• _EXERCISE_
Leaving out every picture, retype the lines below from the top through the one that contains "(trainlbl) at (373,275)".

----

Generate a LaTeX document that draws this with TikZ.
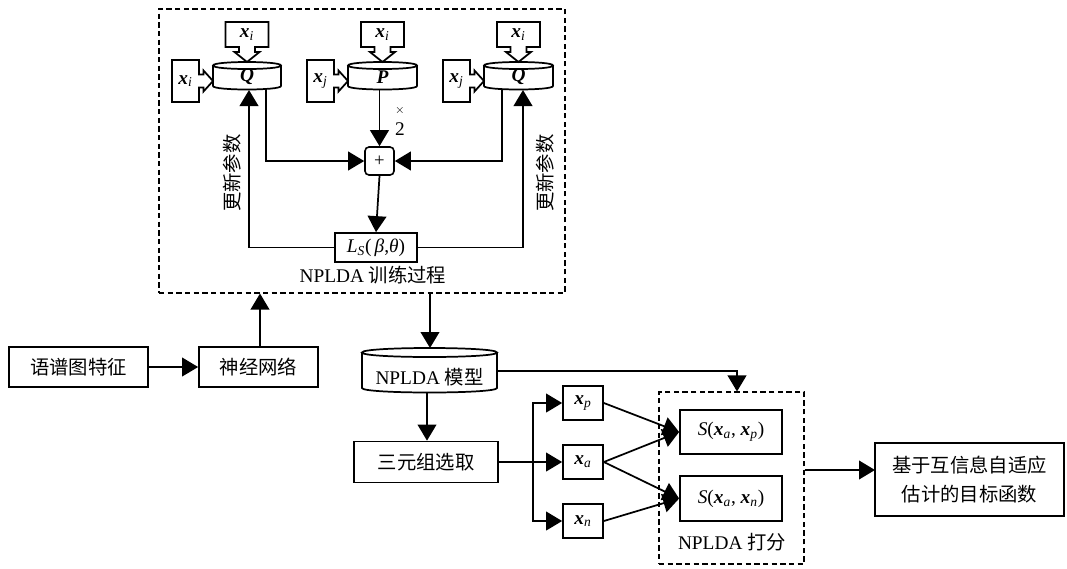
\documentclass[tikz,border=0pt]{standalone}
\usepackage{fontspec}
\setmainfont{Liberation Serif}
\newfontfamily\cjk{Noto Sans CJK SC}
\usetikzlibrary{arrows.meta,calc}
\def\pxu{0.75pt}
\newcommand\vx[1]{\textbf{\textit{x}}\textsubscript{\textit{#1}}}
% cylinder outline: x1,x2,ytop,yside,ry
\newcommand\cylshape[5]{%
  \draw[line width=1.3pt,fill=white] (#1,#3+#5) .. controls (#1,#3+#5-1.333*#5) and (#2,#3+#5-1.333*#5) .. (#2,#3+#5) .. controls (#2,#3+#5+1.333*#5) and (#1,#3+#5+1.333*#5) .. cycle;
  \draw[line width=1.3pt] (#1,#3+#5) -- (#1,#4) .. controls (#1,#4+1.333*#5) and (#2,#4+1.333*#5) .. (#2,#4) -- (#2,#3+#5);
}
% down callout: name, cx, text
\newcommand\cdown[3]{%
  \draw[line width=1.3pt,line join=miter] (#2-21.5,22) -- (#2+21.5,22) -- (#2+21.5,47) -- (#2+8,47) -- (#2+8,52) -- (#2+12.5,52) -- (#2,62) -- (#2-12.5,52) -- (#2-8,52) -- (#2-8,47) -- (#2-21.5,47) -- cycle;
  \node[cot] (#1) at (#2,34.5) {#3};
}
% right callout: name, L (cylinder left), text
\newcommand\cright[3]{%
  \draw[line width=1.3pt,line join=miter] (#2-41,60) -- (#2-14,60) -- (#2-14,74.5) -- (#2-9.5,74.5) -- (#2-9.5,70.5) -- (#2,81) -- (#2-9.5,91.5) -- (#2-9.5,87.5) -- (#2-14,87.5) -- (#2-14,102) -- (#2-41,102) -- cycle;
  \node[cot] (#1) at (#2-27.5,81) {#3};
}
\begin{document}
\begin{tikzpicture}[x=0.75pt,y=-0.75pt,
  box/.style={draw,line width=1.3pt,inner sep=0pt,font=\fontsize{14.5}{17}\selectfont,align=center},
  cbox/.style={box,font=\cjk\fontsize{14.5}{22}\selectfont},
  dbox/.style={draw,line width=0.8pt,dash pattern=on 4pt off 2.5pt,inner sep=0pt},
  arr/.style={line width=1.3pt,-{Triangle[length=12pt,width=14pt]}},
  ln/.style={line width=1.3pt},
  lbl/.style={font=\fontsize{14.5}{17}\selectfont,inner sep=0pt},
  clbl/.style={font=\cjk\fontsize{14.5}{17}\selectfont,inner sep=0pt},
  cot/.style={font=\fontsize{14.5}{16}\selectfont,inner sep=0pt},
  cyt/.style={inner sep=0pt,font=\fontsize{14.5}{17}\selectfont},
]
\useasboundingbox (0,0) rectangle (1067,568);

% ---------- training box ----------
\node[dbox,minimum width=406*\pxu,minimum height=284*\pxu] (train) at (362,151) {};
\node[lbl] (trainlbl) at (373,275) {NPLDA {\cjk 训练过程}};

% cylinders
\cylshape{213}{281}{62}{86}{3.5}
\node[cyt] (q1) at (247,77) {\textbf{\textit{Q}}};
\cylshape{348}{417}{62}{86}{3.5}
\node[cyt] (p) at (382.5,77) {\textbf{\textit{P}}};
\cylshape{484}{553}{62}{86}{3.5}
\node[cyt] (q2) at (518.5,77) {\textbf{\textit{Q}}};

% callouts
\cdown{c1}{247}{\vx{i}}
\cdown{c2}{382.5}{\vx{i}}
\cdown{c3}{518.5}{\vx{i}}
\cright{c4}{213}{\vx{i}}
\cright{c5}{348}{\vx{j}}
\cright{c6}{484}{\vx{j}}

% plus and loss
\node[draw,line width=1.2pt,rounded corners=3pt,minimum width=29*\pxu,minimum height=28*\pxu,inner sep=0pt,font=\fontsize{14}{16}\selectfont] (plus) at (379.5,161) {+};
\node[box,minimum width=82*\pxu,minimum height=29*\pxu] (Ls) at (376,247.5) {\textit{L}\textsubscript{\textit{S}}(\,\textit{β},\textit{θ})};

\coordinate (q1o) at (266,89.5);
\coordinate (q1i) at (249,90);
\coordinate (po) at (379.5,90);
\coordinate (q2o) at (502,89.5);
\coordinate (q2i) at (523,90);
\draw[arr] (q1o) |- (plus.west);
\draw[arr] (po) -- (plus.north);
\draw[arr] (q2o) |- (plus.east);
\draw[arr] (plus.south) -- (Ls.north);
\draw[arr] (Ls.west) -| (q1i);
\draw[arr] (Ls.east) -| (q2i);

\node[font=\fontsize{9}{10}\selectfont,inner sep=0pt] (times) at (400,110) {$\times$};
\node[lbl] (two) at (400,129) {2};
\node[clbl,rotate=90] (upd1) at (232,173) {更新参数};
\node[clbl,rotate=90] (upd2) at (545,173) {更新参数};

% ---------- bottom left ----------
\node[cbox,minimum width=139*\pxu,minimum height=40*\pxu] (spec) at (78.5,367) {语谱图特征};
\node[cbox,minimum width=119*\pxu,minimum height=40*\pxu] (nn) at (258.5,367) {神经网络};
\draw[arr] (spec) -- (nn);
\coordinate (nnup) at (260,347);
\draw[arr] (nnup) -- (nnup |- train.south);

% model cylinder
\cylshape{362}{497}{348}{388}{4.5}
\node[cyt] (model) at (429.5,377) {NPLDA {\cjk 模型}};
\coordinate (mtop) at (430,348);
\draw[arr] (mtop |- train.south) -- (mtop);

\node[cbox,minimum width=144*\pxu,minimum height=41*\pxu] (tri) at (426,462) {三元组选取};
\coordinate (mbot) at (427,392.5);
\draw[arr] (mbot) -- (mbot |- tri.north);

% scoring box
\node[dbox,minimum width=145*\pxu,minimum height=172*\pxu] (score) at (731.5,478) {};
\node[lbl] (scorelbl) at (732,542) {NPLDA {\cjk 打分}};
\coordinate (mr) at (497,371);
\coordinate (sin) at (737,371);
\draw[arr] (mr) -- (sin) -- (sin |- score.north);

% triplet
\node[box,minimum width=40*\pxu,minimum height=34*\pxu] (xp) at (583,403) {\vx{p}};
\node[box,minimum width=40*\pxu,minimum height=34*\pxu] (xa) at (583,462) {\vx{a}};
\node[box,minimum width=40*\pxu,minimum height=34*\pxu] (xn) at (583,521) {\vx{n}};
\coordinate (br) at (533,462);
\draw[ln] (tri.east) -- (br);
\draw[arr] (br) |- (xp.west);
\draw[arr] (br) -- (xa.west);
\draw[arr] (br) |- (xn.west);

\node[box,minimum width=102*\pxu,minimum height=44*\pxu] (s1) at (731,432) {{\itshape S}(\vx{a}, \vx{p})};
\node[box,minimum width=102*\pxu,minimum height=45*\pxu] (s2) at (731,498.5) {{\itshape S}(\vx{a}, \vx{n})};
\draw[arr] (xp.east) -- (s1.west);
\draw[arr] (xa.east) -- (s1.west);
\draw[arr] (xa.east) -- (s2.west);
\draw[arr] (xn.east) -- (s2.west);

% target
\node[cbox,minimum width=189*\pxu,minimum height=73*\pxu] (tgt) at (969.5,479.5) {基于互信息自适应\\估计的目标函数};
\coordinate (tin) at (875,470);
\draw[arr] (score.east |- tin) -- (tin);
\end{tikzpicture}
\end{document}
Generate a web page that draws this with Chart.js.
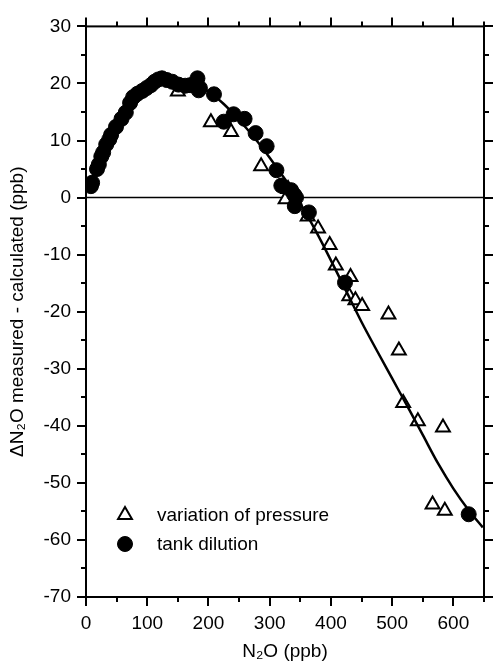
<!DOCTYPE html>
<html>
<head>
<meta charset="utf-8">
<script src="https://cdn.jsdelivr.net/npm/chart.js@4/dist/chart.umd.min.js"></script>
<style>
  html, body { margin: 0; padding: 0; background: #fff; }
  #wrap { width: 494px; height: 665px; }
</style>
</head>
<body>
<div id="wrap"><canvas id="chart" width="494" height="665"></canvas></div>
<script>
// tank dilution measurements (ppb)
const dilutionX = [8, 10, 18, 21, 25, 28, 33, 38, 41, 49, 58, 65, 72, 77, 84, 92, 99, 106, 112, 118,
  124, 132, 141, 151, 162, 170, 182, 186, 184, 209, 225, 241, 259, 277, 295, 311, 319, 335, 340, 343,
  341, 364, 423, 625];
const dilutionY = [2.0, 2.6, 5.0, 5.8, 7.2, 7.9, 9.3, 10.2, 11.0, 12.4, 13.8, 14.9, 16.6, 17.6, 18.2, 18.7, 19.2, 19.7, 20.3, 20.7,
  20.9, 20.6, 20.3, 19.8, 19.6, 19.7, 20.9, 19.2, 18.8, 18.1, 13.3, 14.6, 13.8, 11.3, 9.0, 4.8, 2.1, 1.3, 0.5, 0.0,
  -1.5, -2.6, -14.9, -55.5];

// pressure variation measurements (ppb)
const pressureX = [150, 204, 237, 286, 330, 326, 362, 379, 398, 408, 432, 430, 440, 451, 494, 511, 518, 542, 583, 566, 586];
const pressureY = [18.6, 13.2, 11.5, 5.5, 1.5, -0.3, -3.3, -5.4, -8.3, -11.9, -13.9, -17.3, -18.0, -19.0, -20.5, -26.8, -36.0, -39.2, -40.3, -53.8, -54.9];

// fitted curve
const fitX = [0, 25, 50, 75, 100, 125, 150, 175, 200, 225, 250, 275, 300, 325, 350, 375, 400, 425, 450, 475, 500, 525, 550, 575, 600, 625, 648];
const fitY = [1.0, 7.0, 11.8, 15.6, 18.4, 20.0, 20.5, 20.0, 18.6, 16.4, 13.6, 10.5, 7.0, 3.2, -1.0, -5.8, -11.0, -16.4, -21.8, -26.8, -31.7, -36.6, -41.6, -46.6, -51.0, -54.8, -57.8];

const xTicks = [0, 100, 200, 300, 400, 500, 600];
const yTicks = [-70, -60, -50, -40, -30, -20, -10, 0, 10, 20, 30];

const FONT = "'Liberation Sans', Arial, Helvetica, sans-serif";

const toPoints = (xs, ys) => xs.map((x, i) => ({ x: x, y: ys[i] }));

// box round the plot with outward ticks on all four sides, plus the zero line
const frameTicks = {
  id: 'frameTicks',
  beforeDatasetsDraw(chart) {
    const { ctx, chartArea: a, scales: { y } } = chart;
    const y0 = y.getPixelForValue(0);
    ctx.save();
    ctx.strokeStyle = '#000';
    ctx.lineWidth = 1.5;
    ctx.beginPath();
    ctx.moveTo(a.left, y0);
    ctx.lineTo(a.right, y0);
    ctx.stroke();
    ctx.restore();
  },
  afterDraw(chart) {
    const { ctx, chartArea: a, scales: { x, y } } = chart;
    ctx.save();
    ctx.strokeStyle = '#000';
    ctx.lineWidth = 2;
    ctx.strokeRect(a.left, a.top, a.right - a.left, a.bottom - a.top);
    ctx.beginPath();
    for (let v = x.min; v <= x.max; v += 50) {
      const px = Math.round(x.getPixelForValue(v));
      const len = v % 100 === 0 ? 9 : 5;
      ctx.moveTo(px, a.bottom); ctx.lineTo(px, a.bottom + len);
      ctx.moveTo(px, a.top); ctx.lineTo(px, a.top - len);
    }
    for (let v = y.min; v <= y.max; v += 5) {
      const py = Math.round(y.getPixelForValue(v));
      const len = v % 10 === 0 ? 9 : 5;
      ctx.moveTo(a.left, py); ctx.lineTo(a.left - len, py);
      ctx.moveTo(a.right, py); ctx.lineTo(a.right + len, py);
    }
    ctx.stroke();
    ctx.restore();
  }
};

// legend inside the plot, lower left
const innerLegend = {
  id: 'innerLegend',
  afterDatasetsDraw(chart) {
    const { ctx, chartArea: a } = chart;
    const rows = [
      { ds: chart.data.datasets[1], y: 515 },
      { ds: chart.data.datasets[2], y: 544 }
    ];
    ctx.save();
    rows.forEach(r => {
      ctx.fillStyle = r.ds.backgroundColor;
      ctx.strokeStyle = r.ds.borderColor;
      ctx.lineWidth = r.ds.borderWidth;
      Chart.helpers.drawPoint(ctx, {
        pointStyle: r.ds.pointStyle,
        radius: r.ds.pointRadius,
        rotation: 0,
        borderWidth: r.ds.borderWidth
      }, a.left + 39, r.y);
      ctx.fillStyle = '#000';
      ctx.font = '19px ' + FONT;
      ctx.textBaseline = 'middle';
      ctx.textAlign = 'left';
      ctx.fillText(r.ds.label, a.left + 71, r.y + 1);
    });
    ctx.restore();
  }
};

new Chart(document.getElementById('chart'), {
  type: 'scatter',
  data: {
    datasets: [
      {
        type: 'line',
        label: 'fit',
        data: toPoints(fitX, fitY),
        borderColor: '#000',
        borderWidth: 2.5,
        pointRadius: 0,
        fill: false,
        cubicInterpolationMode: 'monotone',
        order: 0
      },
      {
        label: 'variation of pressure',
        data: toPoints(pressureX, pressureY),
        pointStyle: 'triangle',
        pointRadius: 8,
        backgroundColor: '#fff',
        borderColor: '#000',
        borderWidth: 2,
        order: 2
      },
      {
        label: 'tank dilution',
        data: toPoints(dilutionX, dilutionY),
        pointStyle: 'circle',
        pointRadius: 7.5,
        backgroundColor: '#000',
        borderColor: '#000',
        borderWidth: 1,
        order: 1
      }
    ]
  },
  options: {
    responsive: false,
    animation: false,
    devicePixelRatio: 1,
    layout: { padding: { top: 22, right: 7, left: 0, bottom: 0 } },
    plugins: {
      legend: { display: false },
      tooltip: { enabled: false }
    },
    scales: {
      x: {
        type: 'linear',
        min: 0,
        max: 650,
        afterFit(scale) { scale.height = 68; },
        afterBuildTicks(scale) { scale.ticks = xTicks.map(v => ({ value: v })); },
        grid: { display: false, drawTicks: false },
        border: { display: false },
        ticks: {
          autoSkip: false,
          maxRotation: 0,
          padding: 15,
          color: '#000',
          font: { family: FONT, size: 19 }
        },
        title: {
          display: true,
          text: 'N₂O (ppb)',
          color: '#000',
          padding: { top: 0, bottom: 2 },
          font: { family: FONT, size: 19 }
        }
      },
      y: {
        type: 'linear',
        min: -70,
        max: 30,
        afterFit(scale) { scale.width = 86; },
        afterBuildTicks(scale) { scale.ticks = yTicks.map(v => ({ value: v })); },
        grid: { display: false, drawTicks: false },
        border: { display: false },
        ticks: {
          padding: 15,
          color: '#000',
          font: { family: FONT, size: 19 }
        },
        title: {
          display: true,
          text: 'ΔN₂O measured - calculated (ppb)',
          color: '#000',
          padding: { top: 6, bottom: 0 },
          font: { family: FONT, size: 19 }
        }
      }
    }
  },
  plugins: [frameTicks, innerLegend]
});
</script>
</body>
</html>
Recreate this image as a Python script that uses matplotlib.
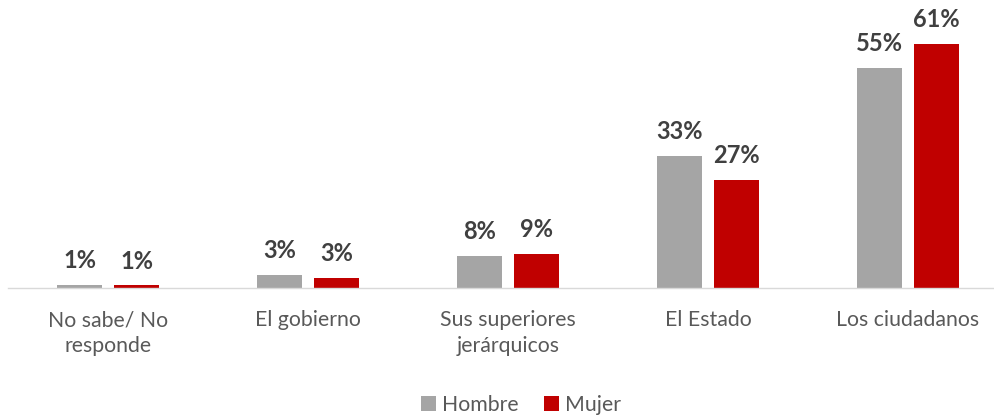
import matplotlib
matplotlib.use('Agg')

import matplotlib.pyplot as plt
import matplotlib.patches as mpatches
import numpy as np

plt.rcParams['font.family'] = ['Lato', 'DejaVu Sans']

# colours
c_gray = '#A5A5A5'
c_red = '#C00000'
c_val = '#404040'
c_cat = '#595959'

categories = ['No sabe/ No\nresponde', 'El gobierno', 'Sus superiores\njerárquicos',
              'El Estado', 'Los ciudadanos']
hombre = [1, 3, 8, 33, 55]
mujer = [1, 3, 9, 27, 61]
# bar heights (small ones are not exactly 1/3)
hombre_h = [0.8, 3.3, 8.0, 33.0, 55.0]
mujer_h = [0.7, 2.6, 8.6, 27.0, 61.0]

fig = plt.figure(figsize=[9.94, 4.16], dpi=100)
ax = fig.add_axes([8/994., 128/416., 986/994., 280/416.])

x = np.arange(len(categories))
w = 0.225
off = 0.1425
b1 = ax.bar(x - off, hombre_h, width=w, color=c_gray, label='Hombre')
b2 = ax.bar(x + off, mujer_h, width=w, color=c_red, label='Mujer')

for bars, vals in [(b1, hombre), (b2, mujer)]:
    for b, v in zip(bars, vals):
        ax.annotate('{}%'.format(v), (b.get_x() + b.get_width()/2, b.get_height()),
                    xytext=(0, 12), textcoords='offset points', ha='center',
                    va='baseline', fontsize=17, fontweight='bold', color=c_val)

ax.set_xlim(-0.5, 4.43)
ax.set_ylim(0, 70)
ax.set_xticks(x)
ax.set_xticklabels(categories, fontsize=15.3, color=c_cat, linespacing=1.35)
ax.tick_params(axis='x', length=0, pad=16)
ax.set_yticks([])
for s in ['top', 'left', 'right']:
    ax.spines[s].set_visible(False)
ax.spines['bottom'].set_color('#D9D9D9')
ax.spines['bottom'].set_linewidth(1)

h1 = mpatches.Patch(facecolor=c_gray, label='Hombre')
h2 = mpatches.Patch(facecolor=c_red, label='Mujer')
fig.legend([h1, h2], ['Hombre', 'Mujer'], loc='center', bbox_to_anchor=(521/994., 1 - 405/416.),
           ncol=2, frameon=False, fontsize=15.3, handlelength=0.7, handleheight=0.7,
           handletextpad=0.3, columnspacing=1.2, labelcolor=c_cat)

fig.savefig('out.png', dpi=100)
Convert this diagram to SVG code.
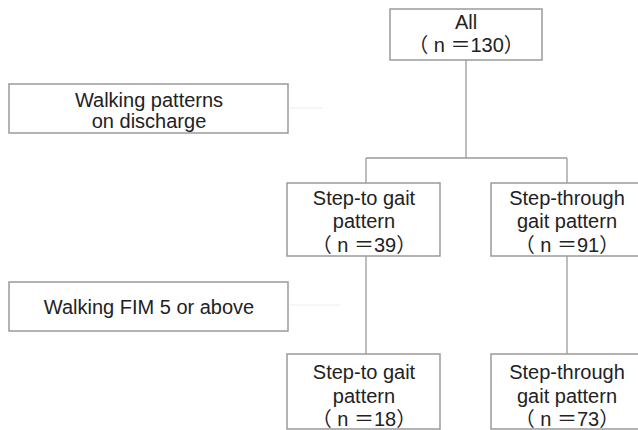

----

• _WRITTEN ANSWER_
Generate a LaTeX document that draws this with TikZ.
\documentclass[tikz,border=0pt]{standalone}
\usepackage{fontspec}
\setmainfont{Liberation Serif}
\newfontfamily\cjk{Noto Sans CJK SC}
\usetikzlibrary{arrows.meta,calc}
\def\pxu{0.75pt}
\newcommand\vx[1]{\textbf{\textit{x}}\textsubscript{\textit{#1}}}
% cylinder outline: x1,x2,ytop,yside,ry
\newcommand\cylshape[5]{%
  \draw[line width=1.3pt,fill=white] (#1,#3+#5) .. controls (#1,#3+#5-1.333*#5) and (#2,#3+#5-1.333*#5) .. (#2,#3+#5) .. controls (#2,#3+#5+1.333*#5) and (#1,#3+#5+1.333*#5) .. cycle;
  \draw[line width=1.3pt] (#1,#3+#5) -- (#1,#4) .. controls (#1,#4+1.333*#5) and (#2,#4+1.333*#5) .. (#2,#4) -- (#2,#3+#5);
}
% down callout: name, cx, text
\newcommand\cdown[3]{%
  \draw[line width=1.3pt,line join=miter] (#2-21.5,22) -- (#2+21.5,22) -- (#2+21.5,47) -- (#2+8,47) -- (#2+8,52) -- (#2+12.5,52) -- (#2,62) -- (#2-12.5,52) -- (#2-8,52) -- (#2-8,47) -- (#2-21.5,47) -- cycle;
  \node[cot] (#1) at (#2,34.5) {#3};
}
% right callout: name, L (cylinder left), text
\newcommand\cright[3]{%
  \draw[line width=1.3pt,line join=miter] (#2-41,60) -- (#2-14,60) -- (#2-14,74.5) -- (#2-9.5,74.5) -- (#2-9.5,70.5) -- (#2,81) -- (#2-9.5,91.5) -- (#2-9.5,87.5) -- (#2-14,87.5) -- (#2-14,102) -- (#2-41,102) -- cycle;
  \node[cot] (#1) at (#2-27.5,81) {#3};
}
\begin{document}
\begin{tikzpicture}[x=0.75pt,y=-0.75pt,
  box/.style={draw,line width=1.3pt,inner sep=0pt,font=\fontsize{14.5}{17}\selectfont,align=center},
  cbox/.style={box,font=\cjk\fontsize{14.5}{22}\selectfont},
  dbox/.style={draw,line width=0.8pt,dash pattern=on 4pt off 2.5pt,inner sep=0pt},
  arr/.style={line width=1.3pt,-{Triangle[length=12pt,width=14pt]}},
  ln/.style={line width=1.3pt},
  lbl/.style={font=\fontsize{14.5}{17}\selectfont,inner sep=0pt},
  clbl/.style={font=\cjk\fontsize{14.5}{17}\selectfont,inner sep=0pt},
  cot/.style={font=\fontsize{14.5}{16}\selectfont,inner sep=0pt},
  cyt/.style={inner sep=0pt,font=\fontsize{14.5}{17}\selectfont},
]
\useasboundingbox (0,0) rectangle (1067,568);

% ---------- training box ----------
\node[dbox,minimum width=406*\pxu,minimum height=284*\pxu] (train) at (362,151) {};
\node[lbl] (trainlbl) at (373,275) {NPLDA {\cjk 训练过程}};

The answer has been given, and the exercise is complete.